Announcing the latest annual results from the Global Pension Transparency Benchmark (GPTB), the project’s organisers – which include CEM Benchmarking – said the 2022 findings “continues to reveal the need for improvement in pension transparency across the globe”.

They added that given the slow evolutionary nature of the pension industry in general, this was not entirely surprising.

The GPTB measures whether pension organisations are disclosing what they do and how they are generating value for stakeholders clearly, completely, and concisely, the review’s creators said.

Disclosures scored are organised into four equally-weighted factors – cost, governance, performance and responsible investing.

Canada’s CPP Investments gained the highest score overall in the 2022 GPTB – the second annual review so far produced – with that pension fund also clinching the top score for governance disclosures.

Canada was also found to be the top country for pension fund transparency in 2022, based on the minimum scores for that country’s pension funds, for the second year in a row.

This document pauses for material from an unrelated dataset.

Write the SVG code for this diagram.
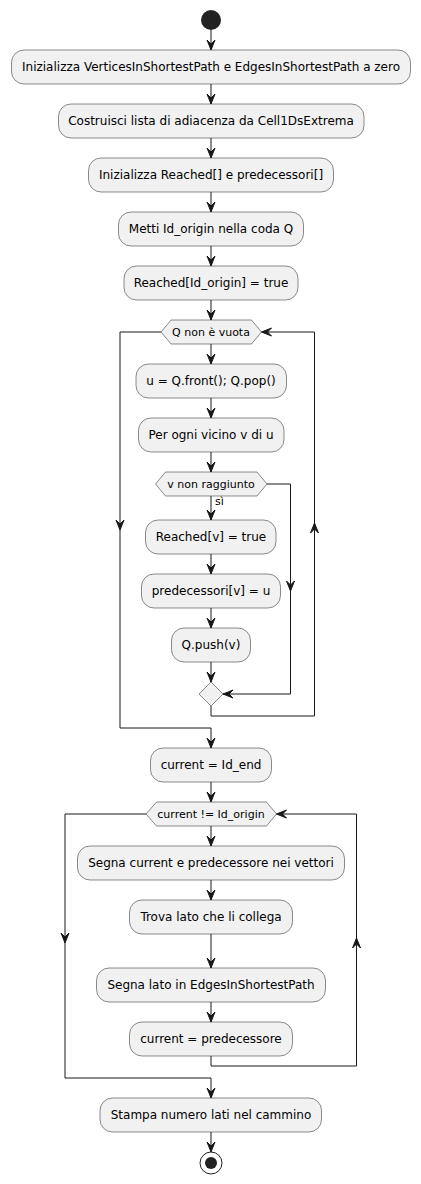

AP4, one of Sweden’s national pensions buffer funds, gained the highest ranking in terms of responsible investments transparency with a score of 88, and took sixth place overall in the league table.

PFZW in the Netherlands ranked number one in the 2022 review regarding cost, with the healthcare and welfare sector pension fund taking 13th place overall in the survey.

Meanwhile, CalPERS came out as number one pension fund for transparency regarding performance, according to the GPFB.

Explaining the methodology of the survey, GPTB said its researchers reviewed fund websites, annual reports, financial statements, and some other published documents, making “reasonable, but not exhaustive” efforts to find information – but did not ask questions of the pension funds about their disclosures.

The ranking includes 15 countries, with the five largest pension management organisations within each country scored to determine the results, it said.

In general comments about the findings of its latest survey, the GPTB said progress on transparency in the pension sector was being made in some areas – particularly responsible investing, but also in governance disclosures.

“The improvements seen in disclosures around responsible investing mean that this factor is no longer the lowest-scoring factor,” it said.

Improvements in governance disclosures, meanwhile, meant that factor was now the highest-scoring factor overall, followed by performance – which had been the highest-scoring factor in the 2021 exercise – with cost being the lowest-scoring factor, GPTB said.